# Control Home Speakers with Cat 5?



## Ric

Ok - we just did an inspection on a new home. Unfortunately we don't have access to original owner as they traded in the home on a new sale and that builder now owns it. We found speakers throughout the house with control switches. Our issue is we found absolutely no speaker wire or anything else at any outlets. We did find outlets in the main room that consisted of 1) Coax and Cat 5, 2) Coax, 3) Coax, 4) Cat 5 all lined up.

Does this mean that somehow they wired the speakers to a Cat 5 cable? I can't imagine they did but we just didn't find a single outlet or box anywhere in a closet, rooms, or the basement that had speaker wire or speaker connections.

The speakers are in ceilings in the main room, the foyer, the master bedroom and outside on the deck. Each has one control knob in that area for that zone. That is all we could find (PS - speakers are infinity)


----------



## harsh

CAT5 is pretty versatile for lower frequency stuff. What you need to do is dislodge one of the "speakers" and see what's what.

edit: It would appear that the in-wall stuff from Infinity is conventional 8 ohm gear so they're probably using the CAT5 as speaker wire. Don't be looking for concert level volumes.


----------



## Ric

my apologies - I typed Cat 5 but it is actually Cat 6


----------



## xIsamuTM

man, i should have used cat5/6 to run my laundry room stereo. I ended up running 4 thick runs of speaker cable :new_cussi sound's ok, but without the sub it's rather flat.


----------



## smiddy

Ric said:


> Ok - we just did an inspection on a new home. Unfortunately we don't have access to original owner as they traded in the home on a new sale and that builder now owns it. We found speakers throughout the house with control switches. Our issue is we found absolutely no speaker wire or anything else at any outlets. We did find outlets in the main room that consisted of 1) Coax and Cat 5, 2) Coax, 3) Coax, 4) Cat 5 all lined up.
> 
> Does this mean that somehow they wired the speakers to a Cat 5 cable? I can't imagine they did but we just didn't find a single outlet or box anywhere in a closet, rooms, or the basement that had speaker wire or speaker connections.
> 
> The speakers are in ceilings in the main room, the foyer, the master bedroom and outside on the deck. Each has one control knob in that area for that zone. That is all we could find (PS - speakers are infinity)
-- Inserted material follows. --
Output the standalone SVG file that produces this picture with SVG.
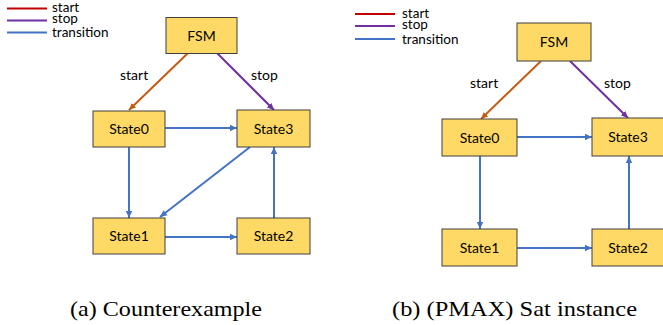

I have Russound system that uses Cat 5e for the controllers. The controllers are all wired to a central location (in my case, my media closet). In the central location there will be all your speaker wires along with all the controller connections.

What does the controller look like and what information is on them? Do they turn on?


----------



## dave29

we installed an intercom/whole house speaker system last year for a customer and used cat5 for everything(intercoms, speakers, volume controls). it worked out great.


----------



## Ric

No sound from speakers (house is empty so no receivers either). Controller at each zone is just a blank knob that turns clockwise with about 7-8 clicks. We searched every potential spot for speaker cables and there is only one 'media connection box' and it just has Cat 5e, Coax, and Security wires going to the area.

Wire is actually CAT 5e. I can't ever keep those straight.


----------



## harsh

Ric said:


> Wire is actually CAT 5e. I can't ever keep those straight.


Try not to get hung up in the wire rating. At audio frequencies it just doesn't matter.

Usually there is a distribution box that helps with impedance matching. Again, I suggest dislodging one of the speakers and see if the cabling is labeled.

It is entirely possible that the previous owner took the brains of the system with them.


----------



## mightyb

harsh said:


> It is entirely possible that the previous owner took the brains of the system with them.


I would agree, you are missing the controller unit.

I have a small one that takes an input from the stereo. That then controls my in room speakers throughout the house (all run with the cat5)

Something like this:

http://www.crutchfield.com/p_717AU7...ce-Four-zone-Distribution-Module.html?tp=8458


----------



## dave29

Ric said:


> No sound from speakers (house is empty so no receivers either). Controller at each zone is just a blank knob that turns clockwise with about 7-8 clicks. We searched every potential spot for speaker cables and there is only one 'media connection box' and it just has Cat 5e, Coax, and Security wires going to the area.
> 
> Wire is actually CAT 5e. I can't ever keep those straight.


the cat5e is the "speaker wire" in this setup


----------



## Ric

perfect - thanks guys. Now to just sell my house.....


----------



## dave29

Ric said:


> perfect - thanks guys. Now to just sell my house.....


good luck with that, in this market:eek2:


----------